═════ MATERIAL ═════

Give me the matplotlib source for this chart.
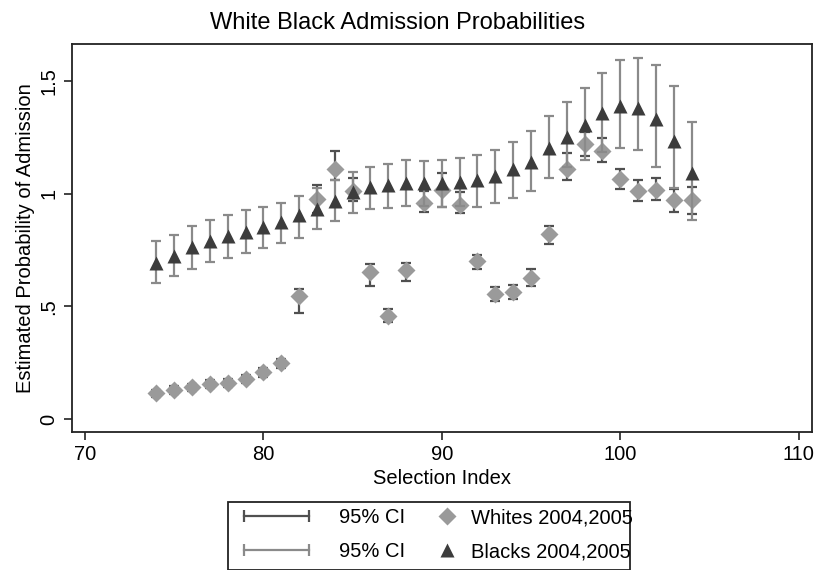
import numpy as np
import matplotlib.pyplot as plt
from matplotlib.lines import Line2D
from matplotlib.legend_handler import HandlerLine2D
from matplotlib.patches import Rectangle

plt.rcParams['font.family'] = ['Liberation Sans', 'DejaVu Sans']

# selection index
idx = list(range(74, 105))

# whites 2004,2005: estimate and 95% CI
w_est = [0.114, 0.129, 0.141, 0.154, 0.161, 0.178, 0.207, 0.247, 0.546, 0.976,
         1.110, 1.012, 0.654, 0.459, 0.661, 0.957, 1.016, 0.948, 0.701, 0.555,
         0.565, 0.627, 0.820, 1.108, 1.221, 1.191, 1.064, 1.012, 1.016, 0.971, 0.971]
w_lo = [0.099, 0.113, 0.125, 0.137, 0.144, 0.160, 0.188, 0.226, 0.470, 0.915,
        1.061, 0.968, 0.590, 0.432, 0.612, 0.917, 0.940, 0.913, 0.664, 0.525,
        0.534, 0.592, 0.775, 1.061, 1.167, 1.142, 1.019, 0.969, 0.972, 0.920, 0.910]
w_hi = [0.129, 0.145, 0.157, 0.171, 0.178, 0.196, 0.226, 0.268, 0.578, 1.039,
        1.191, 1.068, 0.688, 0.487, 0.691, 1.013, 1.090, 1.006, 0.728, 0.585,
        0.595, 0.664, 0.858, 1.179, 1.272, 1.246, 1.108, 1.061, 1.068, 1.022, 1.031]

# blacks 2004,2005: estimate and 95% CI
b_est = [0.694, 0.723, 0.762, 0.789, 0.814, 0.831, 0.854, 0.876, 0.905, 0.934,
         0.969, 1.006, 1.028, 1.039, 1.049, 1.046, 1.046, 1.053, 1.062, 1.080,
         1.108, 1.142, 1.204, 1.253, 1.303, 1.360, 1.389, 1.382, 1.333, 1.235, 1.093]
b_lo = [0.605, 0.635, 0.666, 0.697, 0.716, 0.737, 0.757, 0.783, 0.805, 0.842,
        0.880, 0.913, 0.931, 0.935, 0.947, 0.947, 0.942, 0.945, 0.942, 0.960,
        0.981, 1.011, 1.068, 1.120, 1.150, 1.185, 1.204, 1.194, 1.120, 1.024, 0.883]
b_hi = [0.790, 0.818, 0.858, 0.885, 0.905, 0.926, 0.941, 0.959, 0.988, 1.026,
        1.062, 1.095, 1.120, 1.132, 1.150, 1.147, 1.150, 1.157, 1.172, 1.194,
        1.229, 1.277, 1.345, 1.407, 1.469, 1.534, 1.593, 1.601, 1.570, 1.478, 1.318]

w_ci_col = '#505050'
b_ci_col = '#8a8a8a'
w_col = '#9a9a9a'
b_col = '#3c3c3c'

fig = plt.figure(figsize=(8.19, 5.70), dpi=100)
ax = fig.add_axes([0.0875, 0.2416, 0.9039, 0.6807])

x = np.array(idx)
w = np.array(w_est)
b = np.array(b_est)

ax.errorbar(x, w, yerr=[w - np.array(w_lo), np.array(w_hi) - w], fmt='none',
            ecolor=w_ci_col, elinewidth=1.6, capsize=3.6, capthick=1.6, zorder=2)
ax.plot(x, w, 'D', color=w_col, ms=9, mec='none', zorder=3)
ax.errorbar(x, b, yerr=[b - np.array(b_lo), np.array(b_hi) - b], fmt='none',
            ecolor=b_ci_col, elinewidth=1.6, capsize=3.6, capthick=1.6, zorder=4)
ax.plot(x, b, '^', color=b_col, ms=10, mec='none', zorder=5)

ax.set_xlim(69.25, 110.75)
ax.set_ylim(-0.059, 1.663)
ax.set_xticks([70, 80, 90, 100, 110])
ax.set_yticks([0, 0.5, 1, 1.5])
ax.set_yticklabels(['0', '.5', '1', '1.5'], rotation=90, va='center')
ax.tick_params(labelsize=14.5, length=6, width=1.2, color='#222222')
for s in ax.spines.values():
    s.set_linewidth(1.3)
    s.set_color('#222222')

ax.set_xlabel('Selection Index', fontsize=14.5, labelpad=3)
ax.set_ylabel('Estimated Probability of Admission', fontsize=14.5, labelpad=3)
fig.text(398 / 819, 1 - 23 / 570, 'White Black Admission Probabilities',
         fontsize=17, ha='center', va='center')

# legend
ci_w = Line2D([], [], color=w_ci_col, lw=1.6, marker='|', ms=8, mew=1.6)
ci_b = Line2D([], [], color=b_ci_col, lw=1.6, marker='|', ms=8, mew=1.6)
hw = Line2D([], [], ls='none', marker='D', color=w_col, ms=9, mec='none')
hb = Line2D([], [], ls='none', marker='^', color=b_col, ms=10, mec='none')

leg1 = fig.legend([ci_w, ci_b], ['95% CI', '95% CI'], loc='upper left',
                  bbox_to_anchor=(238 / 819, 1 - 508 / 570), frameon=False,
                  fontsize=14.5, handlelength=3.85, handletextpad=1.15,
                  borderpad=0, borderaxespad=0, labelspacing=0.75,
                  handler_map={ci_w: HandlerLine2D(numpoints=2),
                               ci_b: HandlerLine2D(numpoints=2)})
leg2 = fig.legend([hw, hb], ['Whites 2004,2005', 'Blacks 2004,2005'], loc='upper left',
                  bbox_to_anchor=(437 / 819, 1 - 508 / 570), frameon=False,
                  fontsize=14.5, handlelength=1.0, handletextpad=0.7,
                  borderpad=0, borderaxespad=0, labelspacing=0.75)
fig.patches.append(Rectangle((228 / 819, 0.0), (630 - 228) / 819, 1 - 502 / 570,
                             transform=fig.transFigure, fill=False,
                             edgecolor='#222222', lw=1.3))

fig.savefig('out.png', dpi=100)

═════
═════ MATERIAL ═════

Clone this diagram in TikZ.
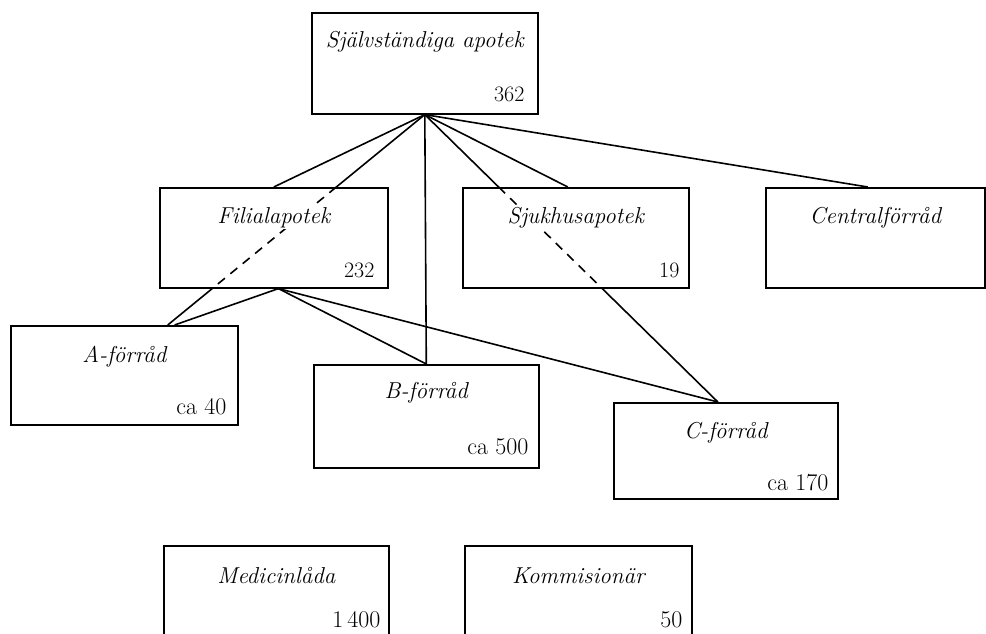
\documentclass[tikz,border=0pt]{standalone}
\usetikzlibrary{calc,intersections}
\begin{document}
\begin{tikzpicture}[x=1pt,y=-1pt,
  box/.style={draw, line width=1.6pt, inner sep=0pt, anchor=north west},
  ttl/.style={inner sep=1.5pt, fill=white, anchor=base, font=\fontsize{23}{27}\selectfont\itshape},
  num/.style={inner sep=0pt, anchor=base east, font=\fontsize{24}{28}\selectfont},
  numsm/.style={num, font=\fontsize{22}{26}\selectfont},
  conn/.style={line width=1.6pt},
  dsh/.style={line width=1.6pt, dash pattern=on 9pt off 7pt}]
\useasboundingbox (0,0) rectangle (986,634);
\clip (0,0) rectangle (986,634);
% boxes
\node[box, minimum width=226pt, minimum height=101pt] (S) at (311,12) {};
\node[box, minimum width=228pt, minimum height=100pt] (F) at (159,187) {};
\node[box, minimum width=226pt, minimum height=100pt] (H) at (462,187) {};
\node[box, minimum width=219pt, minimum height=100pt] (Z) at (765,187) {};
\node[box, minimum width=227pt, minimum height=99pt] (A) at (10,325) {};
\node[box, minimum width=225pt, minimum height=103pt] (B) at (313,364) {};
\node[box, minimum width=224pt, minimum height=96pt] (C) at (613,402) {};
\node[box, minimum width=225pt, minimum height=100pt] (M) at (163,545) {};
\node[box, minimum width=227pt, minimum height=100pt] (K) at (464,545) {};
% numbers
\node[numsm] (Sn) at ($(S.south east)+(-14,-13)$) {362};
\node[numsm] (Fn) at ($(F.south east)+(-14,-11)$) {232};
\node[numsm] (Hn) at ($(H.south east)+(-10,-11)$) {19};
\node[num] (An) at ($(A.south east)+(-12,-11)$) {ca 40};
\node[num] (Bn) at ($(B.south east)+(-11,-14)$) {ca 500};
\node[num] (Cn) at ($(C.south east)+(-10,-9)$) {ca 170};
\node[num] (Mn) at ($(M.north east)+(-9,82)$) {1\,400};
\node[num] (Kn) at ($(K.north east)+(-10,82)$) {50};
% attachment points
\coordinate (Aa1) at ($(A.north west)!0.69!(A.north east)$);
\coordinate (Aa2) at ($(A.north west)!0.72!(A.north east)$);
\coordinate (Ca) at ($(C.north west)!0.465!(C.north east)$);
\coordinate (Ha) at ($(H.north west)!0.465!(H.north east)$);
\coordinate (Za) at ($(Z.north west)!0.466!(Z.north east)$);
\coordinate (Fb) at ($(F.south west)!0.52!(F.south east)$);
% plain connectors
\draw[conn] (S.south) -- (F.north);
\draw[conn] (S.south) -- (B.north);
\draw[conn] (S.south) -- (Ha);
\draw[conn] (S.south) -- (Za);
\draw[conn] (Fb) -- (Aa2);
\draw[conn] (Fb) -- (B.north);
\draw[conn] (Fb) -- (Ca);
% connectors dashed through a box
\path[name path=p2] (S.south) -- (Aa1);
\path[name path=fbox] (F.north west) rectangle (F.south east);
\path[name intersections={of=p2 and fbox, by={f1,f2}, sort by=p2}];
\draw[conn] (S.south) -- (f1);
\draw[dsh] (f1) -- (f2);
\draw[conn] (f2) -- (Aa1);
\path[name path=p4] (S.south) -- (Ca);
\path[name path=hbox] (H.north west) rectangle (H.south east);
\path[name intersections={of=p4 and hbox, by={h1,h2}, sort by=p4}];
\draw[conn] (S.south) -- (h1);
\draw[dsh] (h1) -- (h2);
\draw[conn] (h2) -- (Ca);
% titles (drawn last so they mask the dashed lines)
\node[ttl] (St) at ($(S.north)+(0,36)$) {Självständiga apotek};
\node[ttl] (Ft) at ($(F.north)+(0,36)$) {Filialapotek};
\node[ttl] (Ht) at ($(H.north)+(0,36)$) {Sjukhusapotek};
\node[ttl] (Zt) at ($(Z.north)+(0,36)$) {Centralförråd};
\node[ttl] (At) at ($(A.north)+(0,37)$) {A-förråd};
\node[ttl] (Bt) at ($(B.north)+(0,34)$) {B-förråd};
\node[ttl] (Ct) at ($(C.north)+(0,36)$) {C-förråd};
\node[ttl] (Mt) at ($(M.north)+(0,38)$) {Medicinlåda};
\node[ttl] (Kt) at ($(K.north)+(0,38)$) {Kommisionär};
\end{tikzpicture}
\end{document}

═════
═════ MATERIAL ═════

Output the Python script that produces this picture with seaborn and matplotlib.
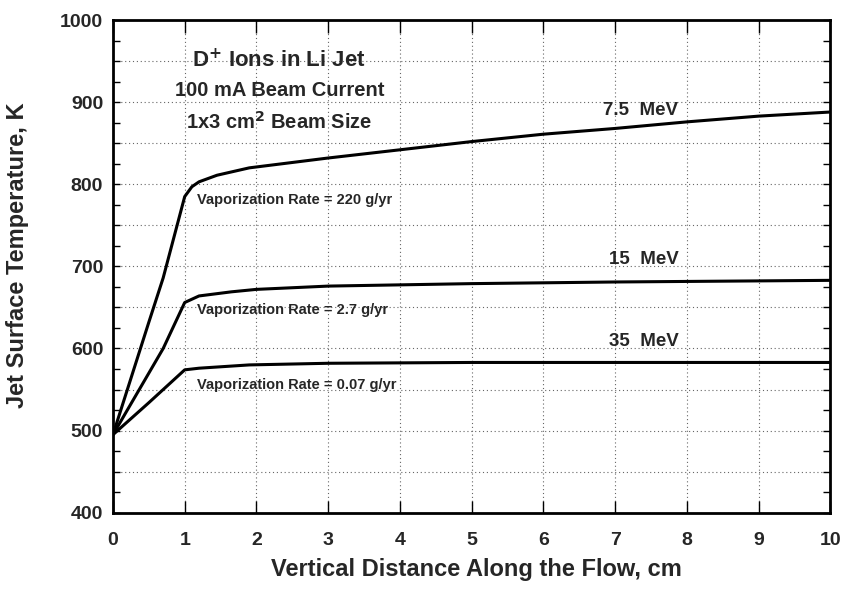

═════

Take the lines from the one holding "Give me the matplotlib source for this chart." to the one holding "1.068, 1.022, 1.031]", both lines included, and give them again exactly, with no pictures.

- PROBLEM SOLUTION
Give me the matplotlib source for this chart.
import numpy as np
import matplotlib.pyplot as plt
from matplotlib.lines import Line2D
from matplotlib.legend_handler import HandlerLine2D
from matplotlib.patches import Rectangle

plt.rcParams['font.family'] = ['Liberation Sans', 'DejaVu Sans']

# selection index
idx = list(range(74, 105))

# whites 2004,2005: estimate and 95% CI
w_est = [0.114, 0.129, 0.141, 0.154, 0.161, 0.178, 0.207, 0.247, 0.546, 0.976,
         1.110, 1.012, 0.654, 0.459, 0.661, 0.957, 1.016, 0.948, 0.701, 0.555,
         0.565, 0.627, 0.820, 1.108, 1.221, 1.191, 1.064, 1.012, 1.016, 0.971, 0.971]
w_lo = [0.099, 0.113, 0.125, 0.137, 0.144, 0.160, 0.188, 0.226, 0.470, 0.915,
        1.061, 0.968, 0.590, 0.432, 0.612, 0.917, 0.940, 0.913, 0.664, 0.525,
        0.534, 0.592, 0.775, 1.061, 1.167, 1.142, 1.019, 0.969, 0.972, 0.920, 0.910]
w_hi = [0.129, 0.145, 0.157, 0.171, 0.178, 0.196, 0.226, 0.268, 0.578, 1.039,
        1.191, 1.068, 0.688, 0.487, 0.691, 1.013, 1.090, 1.006, 0.728, 0.585,
        0.595, 0.664, 0.858, 1.179, 1.272, 1.246, 1.108, 1.061, 1.068, 1.022, 1.031]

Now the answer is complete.